In the records below, pick out all lines containing the word "page".

**** RECORDS SHOWN ****

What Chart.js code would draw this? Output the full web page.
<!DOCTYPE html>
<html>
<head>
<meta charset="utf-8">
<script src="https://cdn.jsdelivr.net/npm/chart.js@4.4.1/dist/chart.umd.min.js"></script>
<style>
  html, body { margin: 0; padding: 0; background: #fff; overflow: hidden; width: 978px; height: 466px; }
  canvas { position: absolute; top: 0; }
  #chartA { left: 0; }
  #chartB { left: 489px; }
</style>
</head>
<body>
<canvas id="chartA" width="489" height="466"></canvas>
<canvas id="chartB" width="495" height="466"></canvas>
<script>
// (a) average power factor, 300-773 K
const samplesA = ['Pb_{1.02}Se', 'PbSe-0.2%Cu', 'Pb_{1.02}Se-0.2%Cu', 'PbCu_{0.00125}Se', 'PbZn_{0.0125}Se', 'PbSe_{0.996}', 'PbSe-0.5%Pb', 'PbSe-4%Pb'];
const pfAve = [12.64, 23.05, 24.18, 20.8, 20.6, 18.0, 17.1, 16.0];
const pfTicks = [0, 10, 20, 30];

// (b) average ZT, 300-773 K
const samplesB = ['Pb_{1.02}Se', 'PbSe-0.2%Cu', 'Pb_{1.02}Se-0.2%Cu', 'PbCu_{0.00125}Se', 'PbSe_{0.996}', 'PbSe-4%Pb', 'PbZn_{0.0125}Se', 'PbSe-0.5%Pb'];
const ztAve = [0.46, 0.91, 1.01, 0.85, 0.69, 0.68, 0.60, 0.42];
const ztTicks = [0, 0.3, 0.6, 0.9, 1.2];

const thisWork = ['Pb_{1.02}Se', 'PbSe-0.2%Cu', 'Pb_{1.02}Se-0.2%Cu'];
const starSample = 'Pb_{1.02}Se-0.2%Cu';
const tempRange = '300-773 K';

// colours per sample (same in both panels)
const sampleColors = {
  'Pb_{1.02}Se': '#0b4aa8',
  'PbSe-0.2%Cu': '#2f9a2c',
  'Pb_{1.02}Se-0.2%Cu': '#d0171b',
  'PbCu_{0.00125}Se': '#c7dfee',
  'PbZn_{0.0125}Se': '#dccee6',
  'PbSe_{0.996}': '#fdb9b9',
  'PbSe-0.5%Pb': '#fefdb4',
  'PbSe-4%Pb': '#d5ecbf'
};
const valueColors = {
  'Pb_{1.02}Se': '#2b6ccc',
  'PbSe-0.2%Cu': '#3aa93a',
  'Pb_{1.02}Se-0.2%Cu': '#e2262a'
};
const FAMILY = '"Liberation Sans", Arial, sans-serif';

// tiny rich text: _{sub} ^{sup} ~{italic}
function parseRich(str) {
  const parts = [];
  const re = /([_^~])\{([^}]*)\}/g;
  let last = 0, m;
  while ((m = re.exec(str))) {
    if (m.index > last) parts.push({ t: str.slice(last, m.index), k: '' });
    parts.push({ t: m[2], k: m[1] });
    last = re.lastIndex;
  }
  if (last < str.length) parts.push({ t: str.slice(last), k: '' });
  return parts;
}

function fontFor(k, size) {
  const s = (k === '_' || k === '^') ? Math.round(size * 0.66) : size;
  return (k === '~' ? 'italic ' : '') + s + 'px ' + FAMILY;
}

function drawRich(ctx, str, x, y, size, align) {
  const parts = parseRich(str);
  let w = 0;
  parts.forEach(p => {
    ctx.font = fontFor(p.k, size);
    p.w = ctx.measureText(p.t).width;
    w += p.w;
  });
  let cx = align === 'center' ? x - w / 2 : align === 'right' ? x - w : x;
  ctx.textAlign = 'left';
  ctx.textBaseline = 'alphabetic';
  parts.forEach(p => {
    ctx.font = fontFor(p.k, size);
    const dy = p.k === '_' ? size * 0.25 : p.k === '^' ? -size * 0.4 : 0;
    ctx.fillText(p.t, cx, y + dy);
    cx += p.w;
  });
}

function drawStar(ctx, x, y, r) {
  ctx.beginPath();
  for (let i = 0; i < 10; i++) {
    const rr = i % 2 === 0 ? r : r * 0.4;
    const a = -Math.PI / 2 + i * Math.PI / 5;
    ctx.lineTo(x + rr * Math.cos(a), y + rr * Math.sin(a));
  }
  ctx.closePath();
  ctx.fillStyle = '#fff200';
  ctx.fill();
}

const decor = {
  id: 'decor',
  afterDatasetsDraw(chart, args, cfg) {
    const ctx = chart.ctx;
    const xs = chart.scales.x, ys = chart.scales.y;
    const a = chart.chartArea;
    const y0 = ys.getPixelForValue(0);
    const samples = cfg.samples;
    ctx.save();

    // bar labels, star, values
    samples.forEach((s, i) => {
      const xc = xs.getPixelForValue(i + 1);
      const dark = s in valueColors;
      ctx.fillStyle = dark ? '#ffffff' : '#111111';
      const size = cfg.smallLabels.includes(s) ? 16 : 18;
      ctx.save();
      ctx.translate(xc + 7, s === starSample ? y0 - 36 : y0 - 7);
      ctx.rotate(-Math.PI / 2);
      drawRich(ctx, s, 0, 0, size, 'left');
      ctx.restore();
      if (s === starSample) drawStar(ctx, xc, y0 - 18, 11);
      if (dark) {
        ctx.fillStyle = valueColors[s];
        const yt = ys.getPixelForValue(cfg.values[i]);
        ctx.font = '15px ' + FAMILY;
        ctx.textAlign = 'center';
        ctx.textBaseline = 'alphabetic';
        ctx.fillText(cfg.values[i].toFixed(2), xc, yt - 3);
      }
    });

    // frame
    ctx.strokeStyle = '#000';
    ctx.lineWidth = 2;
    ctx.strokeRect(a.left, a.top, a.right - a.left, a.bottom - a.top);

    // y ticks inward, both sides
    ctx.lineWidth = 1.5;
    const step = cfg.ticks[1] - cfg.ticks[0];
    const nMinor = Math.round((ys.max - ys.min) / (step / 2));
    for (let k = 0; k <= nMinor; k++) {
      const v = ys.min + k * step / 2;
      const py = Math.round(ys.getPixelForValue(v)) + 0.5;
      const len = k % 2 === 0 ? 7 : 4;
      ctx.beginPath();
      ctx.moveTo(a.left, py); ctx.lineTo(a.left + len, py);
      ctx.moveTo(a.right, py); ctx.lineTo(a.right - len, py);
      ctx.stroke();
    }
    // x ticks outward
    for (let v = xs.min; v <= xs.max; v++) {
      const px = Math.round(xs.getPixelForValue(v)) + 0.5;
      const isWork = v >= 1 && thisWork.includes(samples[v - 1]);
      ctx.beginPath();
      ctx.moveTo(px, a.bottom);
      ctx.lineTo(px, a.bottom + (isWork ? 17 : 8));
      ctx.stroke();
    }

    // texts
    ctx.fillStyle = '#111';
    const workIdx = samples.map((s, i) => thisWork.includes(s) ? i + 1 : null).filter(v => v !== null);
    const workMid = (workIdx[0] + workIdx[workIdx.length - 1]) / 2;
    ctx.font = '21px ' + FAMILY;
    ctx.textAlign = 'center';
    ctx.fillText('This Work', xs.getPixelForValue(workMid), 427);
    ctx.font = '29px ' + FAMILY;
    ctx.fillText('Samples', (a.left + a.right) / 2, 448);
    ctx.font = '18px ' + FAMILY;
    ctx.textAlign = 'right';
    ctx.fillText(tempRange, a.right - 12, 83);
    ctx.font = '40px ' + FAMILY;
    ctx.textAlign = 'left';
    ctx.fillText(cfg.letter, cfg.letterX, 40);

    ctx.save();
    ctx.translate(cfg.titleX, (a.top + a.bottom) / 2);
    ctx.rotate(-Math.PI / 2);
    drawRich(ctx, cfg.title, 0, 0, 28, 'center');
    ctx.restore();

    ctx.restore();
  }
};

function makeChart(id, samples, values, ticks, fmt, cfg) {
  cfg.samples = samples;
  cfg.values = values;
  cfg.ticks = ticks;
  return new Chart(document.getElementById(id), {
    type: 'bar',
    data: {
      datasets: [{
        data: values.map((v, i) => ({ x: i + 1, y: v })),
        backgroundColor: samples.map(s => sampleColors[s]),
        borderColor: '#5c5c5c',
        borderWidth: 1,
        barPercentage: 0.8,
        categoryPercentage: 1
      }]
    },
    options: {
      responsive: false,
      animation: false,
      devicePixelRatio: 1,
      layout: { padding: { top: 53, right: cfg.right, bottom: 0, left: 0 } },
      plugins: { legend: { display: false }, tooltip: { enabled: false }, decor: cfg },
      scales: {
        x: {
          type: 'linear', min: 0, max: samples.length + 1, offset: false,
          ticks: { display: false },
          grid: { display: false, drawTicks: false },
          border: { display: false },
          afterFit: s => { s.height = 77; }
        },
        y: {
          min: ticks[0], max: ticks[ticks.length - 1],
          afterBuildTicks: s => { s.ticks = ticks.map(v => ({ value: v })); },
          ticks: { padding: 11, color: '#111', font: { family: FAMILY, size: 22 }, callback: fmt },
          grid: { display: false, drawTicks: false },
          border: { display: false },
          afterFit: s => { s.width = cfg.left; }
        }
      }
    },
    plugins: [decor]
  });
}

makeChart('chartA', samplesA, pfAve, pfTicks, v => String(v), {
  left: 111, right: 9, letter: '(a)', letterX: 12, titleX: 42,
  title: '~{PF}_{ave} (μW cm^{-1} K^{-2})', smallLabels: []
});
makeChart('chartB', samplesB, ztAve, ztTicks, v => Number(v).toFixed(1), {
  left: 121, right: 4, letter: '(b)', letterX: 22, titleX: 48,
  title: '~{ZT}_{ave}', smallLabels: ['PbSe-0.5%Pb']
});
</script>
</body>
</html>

****
**** RECORDS SHOWN ****

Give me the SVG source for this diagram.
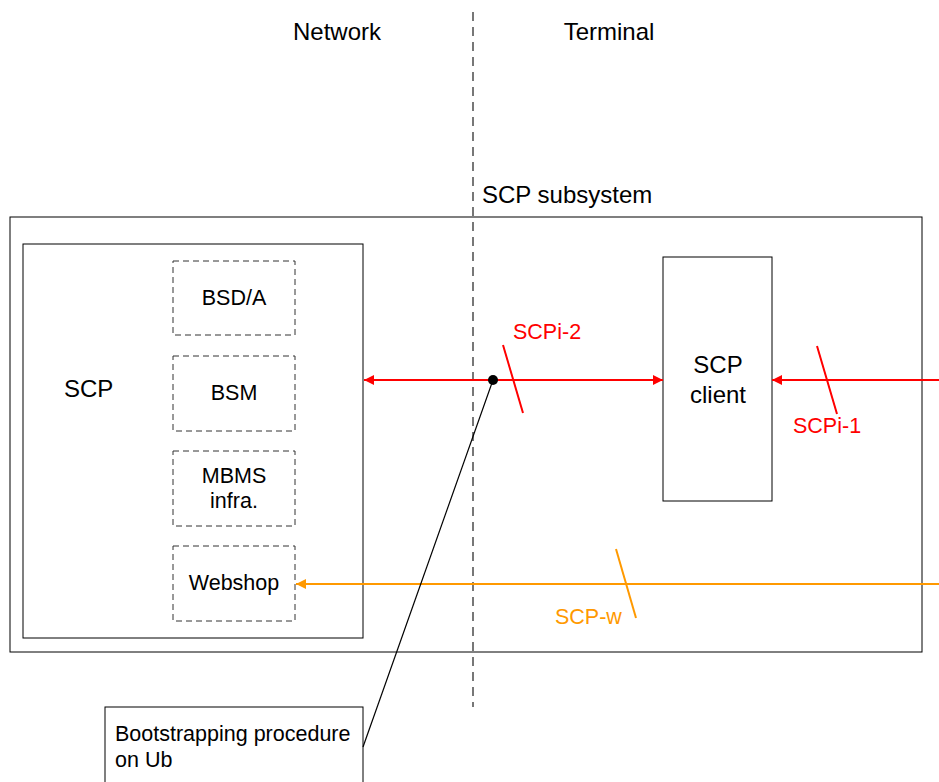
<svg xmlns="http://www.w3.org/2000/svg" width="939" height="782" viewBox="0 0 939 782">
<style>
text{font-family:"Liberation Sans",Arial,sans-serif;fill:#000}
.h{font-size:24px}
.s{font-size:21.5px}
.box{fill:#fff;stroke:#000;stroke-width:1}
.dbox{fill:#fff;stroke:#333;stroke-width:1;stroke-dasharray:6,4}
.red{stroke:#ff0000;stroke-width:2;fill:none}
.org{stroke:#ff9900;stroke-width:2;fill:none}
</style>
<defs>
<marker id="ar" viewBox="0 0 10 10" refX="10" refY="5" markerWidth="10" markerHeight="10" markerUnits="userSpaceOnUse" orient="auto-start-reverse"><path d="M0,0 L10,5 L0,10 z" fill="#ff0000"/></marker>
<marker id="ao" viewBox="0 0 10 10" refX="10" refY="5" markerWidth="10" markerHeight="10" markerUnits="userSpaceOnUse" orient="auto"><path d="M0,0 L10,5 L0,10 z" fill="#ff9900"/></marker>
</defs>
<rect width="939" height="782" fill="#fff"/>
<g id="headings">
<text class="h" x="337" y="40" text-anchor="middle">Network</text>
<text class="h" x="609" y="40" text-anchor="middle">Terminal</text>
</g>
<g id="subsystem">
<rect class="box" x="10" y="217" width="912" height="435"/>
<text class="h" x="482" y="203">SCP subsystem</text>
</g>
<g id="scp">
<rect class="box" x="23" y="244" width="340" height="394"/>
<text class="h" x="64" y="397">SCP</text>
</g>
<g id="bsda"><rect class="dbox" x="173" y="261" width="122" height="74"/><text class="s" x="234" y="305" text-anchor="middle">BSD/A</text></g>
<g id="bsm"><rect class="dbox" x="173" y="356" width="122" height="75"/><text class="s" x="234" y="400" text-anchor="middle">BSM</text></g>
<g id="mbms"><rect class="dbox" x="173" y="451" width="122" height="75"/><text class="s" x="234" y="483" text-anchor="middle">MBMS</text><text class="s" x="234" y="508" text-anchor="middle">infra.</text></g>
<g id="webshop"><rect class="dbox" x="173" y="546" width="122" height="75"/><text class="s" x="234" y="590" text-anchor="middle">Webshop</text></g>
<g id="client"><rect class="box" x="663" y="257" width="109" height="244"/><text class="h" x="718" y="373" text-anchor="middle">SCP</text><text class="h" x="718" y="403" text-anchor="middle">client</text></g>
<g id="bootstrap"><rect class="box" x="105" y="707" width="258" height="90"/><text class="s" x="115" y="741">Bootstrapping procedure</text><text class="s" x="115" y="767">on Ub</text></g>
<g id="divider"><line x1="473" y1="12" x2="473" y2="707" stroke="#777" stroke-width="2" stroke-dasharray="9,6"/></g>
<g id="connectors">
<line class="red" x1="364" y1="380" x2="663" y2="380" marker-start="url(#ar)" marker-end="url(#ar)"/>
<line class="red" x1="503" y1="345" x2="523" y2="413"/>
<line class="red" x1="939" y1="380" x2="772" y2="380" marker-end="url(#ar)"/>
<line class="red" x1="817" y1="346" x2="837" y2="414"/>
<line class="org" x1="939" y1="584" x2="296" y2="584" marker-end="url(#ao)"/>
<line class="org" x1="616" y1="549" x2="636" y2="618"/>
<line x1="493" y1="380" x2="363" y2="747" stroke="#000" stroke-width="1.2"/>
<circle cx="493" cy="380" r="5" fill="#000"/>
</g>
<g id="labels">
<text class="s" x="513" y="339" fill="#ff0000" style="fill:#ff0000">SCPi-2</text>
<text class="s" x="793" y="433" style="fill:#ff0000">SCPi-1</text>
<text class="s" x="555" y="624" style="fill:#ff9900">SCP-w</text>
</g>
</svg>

****
**** RECORDS SHOWN ****

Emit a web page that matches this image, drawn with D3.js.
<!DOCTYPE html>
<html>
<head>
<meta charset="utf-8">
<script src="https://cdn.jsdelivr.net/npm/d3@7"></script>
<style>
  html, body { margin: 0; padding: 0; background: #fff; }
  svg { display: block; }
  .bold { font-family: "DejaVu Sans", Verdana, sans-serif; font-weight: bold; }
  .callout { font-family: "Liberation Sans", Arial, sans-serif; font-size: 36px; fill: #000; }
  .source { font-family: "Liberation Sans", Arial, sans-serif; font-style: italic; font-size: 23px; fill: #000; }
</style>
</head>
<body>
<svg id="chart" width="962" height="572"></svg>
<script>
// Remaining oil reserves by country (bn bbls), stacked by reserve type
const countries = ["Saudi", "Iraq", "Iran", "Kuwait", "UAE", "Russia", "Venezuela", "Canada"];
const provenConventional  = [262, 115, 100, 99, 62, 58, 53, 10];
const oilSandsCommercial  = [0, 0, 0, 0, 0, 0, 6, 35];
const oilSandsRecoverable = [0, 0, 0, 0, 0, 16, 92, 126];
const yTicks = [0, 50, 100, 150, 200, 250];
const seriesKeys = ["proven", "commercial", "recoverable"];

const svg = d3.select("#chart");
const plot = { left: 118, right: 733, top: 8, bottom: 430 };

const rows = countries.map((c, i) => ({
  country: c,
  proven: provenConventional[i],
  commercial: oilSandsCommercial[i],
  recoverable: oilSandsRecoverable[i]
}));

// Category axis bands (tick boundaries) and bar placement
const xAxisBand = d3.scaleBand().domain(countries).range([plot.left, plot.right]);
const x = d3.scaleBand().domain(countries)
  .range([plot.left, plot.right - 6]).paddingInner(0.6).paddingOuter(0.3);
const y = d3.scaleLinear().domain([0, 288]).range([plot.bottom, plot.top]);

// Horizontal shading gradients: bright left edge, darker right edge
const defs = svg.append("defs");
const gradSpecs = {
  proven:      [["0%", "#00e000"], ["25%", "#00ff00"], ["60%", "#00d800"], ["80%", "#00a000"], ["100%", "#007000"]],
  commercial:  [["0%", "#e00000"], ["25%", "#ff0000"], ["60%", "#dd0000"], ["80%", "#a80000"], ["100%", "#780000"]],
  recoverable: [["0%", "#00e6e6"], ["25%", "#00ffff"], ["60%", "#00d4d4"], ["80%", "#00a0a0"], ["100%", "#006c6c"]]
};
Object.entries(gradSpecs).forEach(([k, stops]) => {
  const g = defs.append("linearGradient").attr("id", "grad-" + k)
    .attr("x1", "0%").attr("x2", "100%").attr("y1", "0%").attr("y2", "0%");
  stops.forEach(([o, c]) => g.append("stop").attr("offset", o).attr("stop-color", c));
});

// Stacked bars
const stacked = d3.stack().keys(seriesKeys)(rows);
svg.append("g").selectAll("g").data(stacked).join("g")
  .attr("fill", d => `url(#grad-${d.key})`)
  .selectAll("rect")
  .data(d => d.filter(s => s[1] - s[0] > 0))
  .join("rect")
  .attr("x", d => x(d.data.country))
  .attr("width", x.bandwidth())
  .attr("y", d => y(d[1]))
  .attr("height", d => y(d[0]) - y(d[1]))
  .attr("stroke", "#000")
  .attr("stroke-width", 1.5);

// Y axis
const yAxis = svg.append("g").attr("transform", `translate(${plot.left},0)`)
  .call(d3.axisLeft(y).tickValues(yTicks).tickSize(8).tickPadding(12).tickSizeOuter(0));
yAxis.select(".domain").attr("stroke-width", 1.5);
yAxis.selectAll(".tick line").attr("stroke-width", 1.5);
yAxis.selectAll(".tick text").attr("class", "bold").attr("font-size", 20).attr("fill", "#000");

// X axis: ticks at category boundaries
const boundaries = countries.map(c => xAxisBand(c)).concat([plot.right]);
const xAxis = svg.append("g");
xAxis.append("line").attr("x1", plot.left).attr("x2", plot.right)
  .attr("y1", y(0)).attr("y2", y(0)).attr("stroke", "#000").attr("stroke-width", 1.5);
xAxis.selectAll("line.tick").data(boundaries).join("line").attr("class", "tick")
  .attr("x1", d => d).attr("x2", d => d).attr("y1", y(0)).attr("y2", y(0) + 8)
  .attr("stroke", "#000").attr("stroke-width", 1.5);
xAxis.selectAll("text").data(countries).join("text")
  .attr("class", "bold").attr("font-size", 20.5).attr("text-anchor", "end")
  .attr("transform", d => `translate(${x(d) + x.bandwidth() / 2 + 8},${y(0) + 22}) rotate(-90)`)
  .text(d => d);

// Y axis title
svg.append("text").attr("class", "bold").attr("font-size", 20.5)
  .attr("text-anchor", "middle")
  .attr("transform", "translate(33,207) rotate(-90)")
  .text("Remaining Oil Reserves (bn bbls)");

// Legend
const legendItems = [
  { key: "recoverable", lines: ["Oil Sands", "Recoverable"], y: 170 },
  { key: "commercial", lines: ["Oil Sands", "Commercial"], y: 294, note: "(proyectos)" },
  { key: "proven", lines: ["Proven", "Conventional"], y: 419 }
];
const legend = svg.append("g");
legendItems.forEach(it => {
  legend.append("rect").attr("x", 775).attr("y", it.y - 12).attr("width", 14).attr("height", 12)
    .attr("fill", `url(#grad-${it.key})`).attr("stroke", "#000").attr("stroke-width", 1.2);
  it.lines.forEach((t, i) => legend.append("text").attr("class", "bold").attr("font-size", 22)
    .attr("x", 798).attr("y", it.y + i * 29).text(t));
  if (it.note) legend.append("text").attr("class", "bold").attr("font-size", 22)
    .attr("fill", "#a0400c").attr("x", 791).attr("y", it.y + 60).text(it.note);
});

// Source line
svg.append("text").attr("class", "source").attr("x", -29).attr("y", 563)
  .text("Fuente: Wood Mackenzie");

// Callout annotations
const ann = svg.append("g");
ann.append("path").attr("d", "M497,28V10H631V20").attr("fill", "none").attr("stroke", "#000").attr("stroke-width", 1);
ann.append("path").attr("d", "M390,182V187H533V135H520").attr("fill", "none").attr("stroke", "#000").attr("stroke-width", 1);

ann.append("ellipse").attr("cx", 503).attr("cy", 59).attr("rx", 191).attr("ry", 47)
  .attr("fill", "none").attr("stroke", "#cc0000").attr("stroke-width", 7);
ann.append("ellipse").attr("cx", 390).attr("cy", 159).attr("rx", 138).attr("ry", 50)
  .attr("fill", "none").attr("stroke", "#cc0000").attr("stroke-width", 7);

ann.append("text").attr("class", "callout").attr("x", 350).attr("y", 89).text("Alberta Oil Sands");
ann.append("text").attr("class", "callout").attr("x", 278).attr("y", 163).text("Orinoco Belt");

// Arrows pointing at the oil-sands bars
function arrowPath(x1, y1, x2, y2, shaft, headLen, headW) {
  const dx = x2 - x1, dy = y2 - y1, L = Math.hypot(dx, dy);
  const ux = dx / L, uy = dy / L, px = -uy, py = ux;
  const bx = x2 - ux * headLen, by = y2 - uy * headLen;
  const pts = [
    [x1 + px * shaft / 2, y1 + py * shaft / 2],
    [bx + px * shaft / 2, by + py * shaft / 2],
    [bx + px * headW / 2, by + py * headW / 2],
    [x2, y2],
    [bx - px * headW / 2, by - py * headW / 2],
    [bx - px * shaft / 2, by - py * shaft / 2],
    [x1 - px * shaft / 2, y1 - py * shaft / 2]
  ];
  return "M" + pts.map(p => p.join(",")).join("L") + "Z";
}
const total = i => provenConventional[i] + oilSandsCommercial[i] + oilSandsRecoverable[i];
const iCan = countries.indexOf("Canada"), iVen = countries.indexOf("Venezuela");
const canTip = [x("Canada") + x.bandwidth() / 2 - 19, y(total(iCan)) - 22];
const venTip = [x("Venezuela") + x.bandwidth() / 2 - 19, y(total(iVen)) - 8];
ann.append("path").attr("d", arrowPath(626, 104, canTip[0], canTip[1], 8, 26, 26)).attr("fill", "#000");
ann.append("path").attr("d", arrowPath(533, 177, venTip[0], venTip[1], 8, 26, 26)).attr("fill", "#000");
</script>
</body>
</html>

****

• EXERCISE RESPONSE:
What Chart.js code would draw this? Output the full web page.
Emit a web page that matches this image, drawn with D3.js.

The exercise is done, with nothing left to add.